Given instruction »
Print word for word the first line of the listing below and every line after it, through the line with "capsize=6.5, capthick=1.8, zorder=1)". Leave out the pictures and the rest.

Material »

************

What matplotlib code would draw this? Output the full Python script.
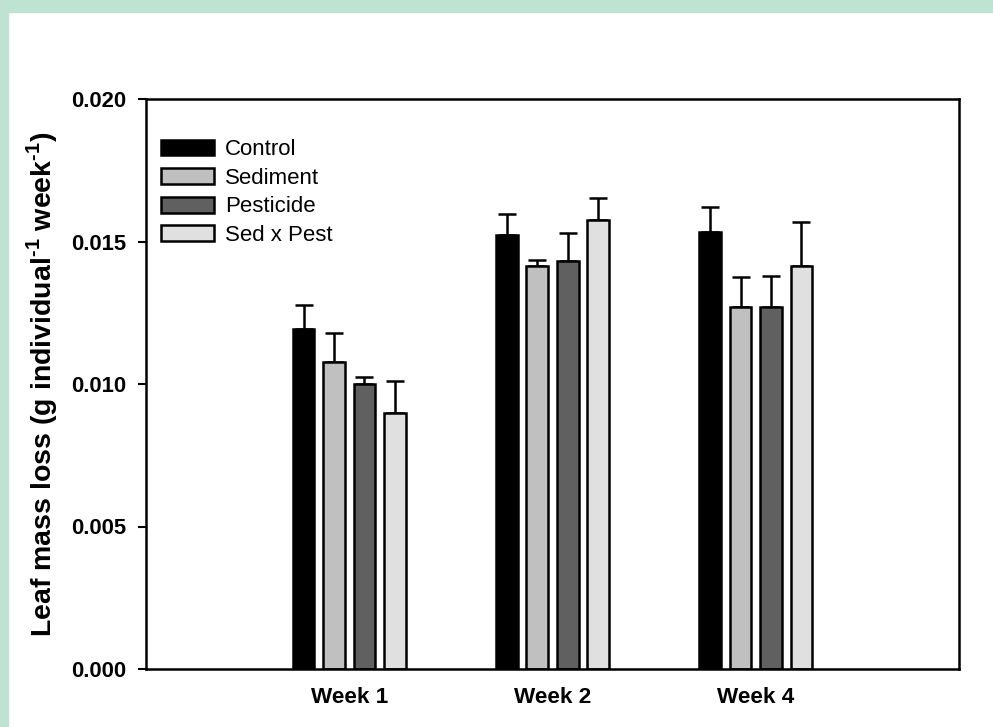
import numpy as np
import matplotlib.pyplot as plt
from matplotlib.patches import Rectangle

plt.rcParams['font.family'] = ['Liberation Sans', 'DejaVu Sans']
plt.rcParams['mathtext.fontset'] = 'custom'
plt.rcParams['mathtext.rm'] = 'Liberation Sans:bold'
plt.rcParams['mathtext.bf'] = 'Liberation Sans:bold'

# leaf mass loss per treatment, mean and upper error
weeks = ['Week 1', 'Week 2', 'Week 4']
treatments = ['Control', 'Sediment', 'Pesticide', 'Sed x Pest']
control = [0.01193, 0.01524, 0.01535]
sediment = [0.01077, 0.01415, 0.01269]
pesticide = [0.01000, 0.01432, 0.01269]
sed_pest = [0.00898, 0.01576, 0.01415]
control_err = [0.00084, 0.00074, 0.00086]
sediment_err = [0.00102, 0.00020, 0.00108]
pesticide_err = [0.00025, 0.00097, 0.00111]
sed_pest_err = [0.00113, 0.00076, 0.00152]

means = [control, sediment, pesticide, sed_pest]
errs = [control_err, sediment_err, pesticide_err, sed_pest_err]
colors = ['#000000', '#c0c0c0', '#606060', '#e0e0e0']

fig = plt.figure(figsize=(9.93, 7.27), dpi=100)
# mint frame along top and left
fig.patches.append(Rectangle((0, 1 - 12 / 727), 1, 12 / 727, transform=fig.transFigure,
                             color='#bfe3d3', zorder=0))
fig.patches.append(Rectangle((0, 0), 8 / 993, 1, transform=fig.transFigure,
                             color='#bfe3d3', zorder=0))

ax = fig.add_axes([146 / 993, 1 - 669 / 727, (959 - 146) / 993, (669 - 99) / 727])

x = np.arange(1, len(weeks) + 1)
width = 0.108
offsets = [-0.225, -0.075, 0.075, 0.225]
for i in range(len(treatments)):
    ax.bar(x + offsets[i], means[i], width, color=colors[i], edgecolor='black',
           linewidth=1.8, label=treatments[i], zorder=2)
    ax.errorbar(x + offsets[i], means[i], yerr=[np.zeros(3), errs[i]], fmt='none',
                ecolor='black', elinewidth=1.8, capsize=6.5, capthick=1.8, zorder=1)

ax.set_xlim(0, 4)
ax.set_ylim(0, 0.02)
ax.set_yticks([0, 0.005, 0.01, 0.015, 0.02])
ax.set_yticklabels(['0.000', '0.005', '0.010', '0.015', '0.020'], fontweight='bold', fontsize=15.8)
ax.set_xticks(x)
ax.set_xticklabels(weeks, fontweight='bold', fontsize=16.2)
ax.tick_params(axis='x', length=0, pad=13)
ax.tick_params(axis='y', direction='out', length=6, width=1.5, pad=8)
for s in ax.spines.values():
    s.set_linewidth(1.8)

ax.set_ylabel('Leaf mass loss (g individual$^{\\text{-1}}$ week$^{\\text{-1}}$)',
              fontweight='bold', fontsize=20.5, labelpad=8)

ax.legend(loc='upper left', bbox_to_anchor=(0.008, 0.945), frameon=False, fontsize=16,
          handlelength=2.35, handleheight=0.72, labelspacing=0.34, handletextpad=0.5,
          borderaxespad=0)

fig.savefig('out.png', dpi=100)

************

Answer to the task »
What matplotlib code would draw this? Output the full Python script.
import numpy as np
import matplotlib.pyplot as plt
from matplotlib.patches import Rectangle

plt.rcParams['font.family'] = ['Liberation Sans', 'DejaVu Sans']
plt.rcParams['mathtext.fontset'] = 'custom'
plt.rcParams['mathtext.rm'] = 'Liberation Sans:bold'
plt.rcParams['mathtext.bf'] = 'Liberation Sans:bold'

# leaf mass loss per treatment, mean and upper error
weeks = ['Week 1', 'Week 2', 'Week 4']
treatments = ['Control', 'Sediment', 'Pesticide', 'Sed x Pest']
control = [0.01193, 0.01524, 0.01535]
sediment = [0.01077, 0.01415, 0.01269]
pesticide = [0.01000, 0.01432, 0.01269]
sed_pest = [0.00898, 0.01576, 0.01415]
control_err = [0.00084, 0.00074, 0.00086]
sediment_err = [0.00102, 0.00020, 0.00108]
pesticide_err = [0.00025, 0.00097, 0.00111]
sed_pest_err = [0.00113, 0.00076, 0.00152]

means = [control, sediment, pesticide, sed_pest]
errs = [control_err, sediment_err, pesticide_err, sed_pest_err]
colors = ['#000000', '#c0c0c0', '#606060', '#e0e0e0']

fig = plt.figure(figsize=(9.93, 7.27), dpi=100)
# mint frame along top and left
fig.patches.append(Rectangle((0, 1 - 12 / 727), 1, 12 / 727, transform=fig.transFigure,
                             color='#bfe3d3', zorder=0))
fig.patches.append(Rectangle((0, 0), 8 / 993, 1, transform=fig.transFigure,
                             color='#bfe3d3', zorder=0))

ax = fig.add_axes([146 / 993, 1 - 669 / 727, (959 - 146) / 993, (669 - 99) / 727])

x = np.arange(1, len(weeks) + 1)
width = 0.108
offsets = [-0.225, -0.075, 0.075, 0.225]
for i in range(len(treatments)):
    ax.bar(x + offsets[i], means[i], width, color=colors[i], edgecolor='black',
           linewidth=1.8, label=treatments[i], zorder=2)
    ax.errorbar(x + offsets[i], means[i], yerr=[np.zeros(3), errs[i]], fmt='none',
                ecolor='black', elinewidth=1.8, capsize=6.5, capthick=1.8, zorder=1)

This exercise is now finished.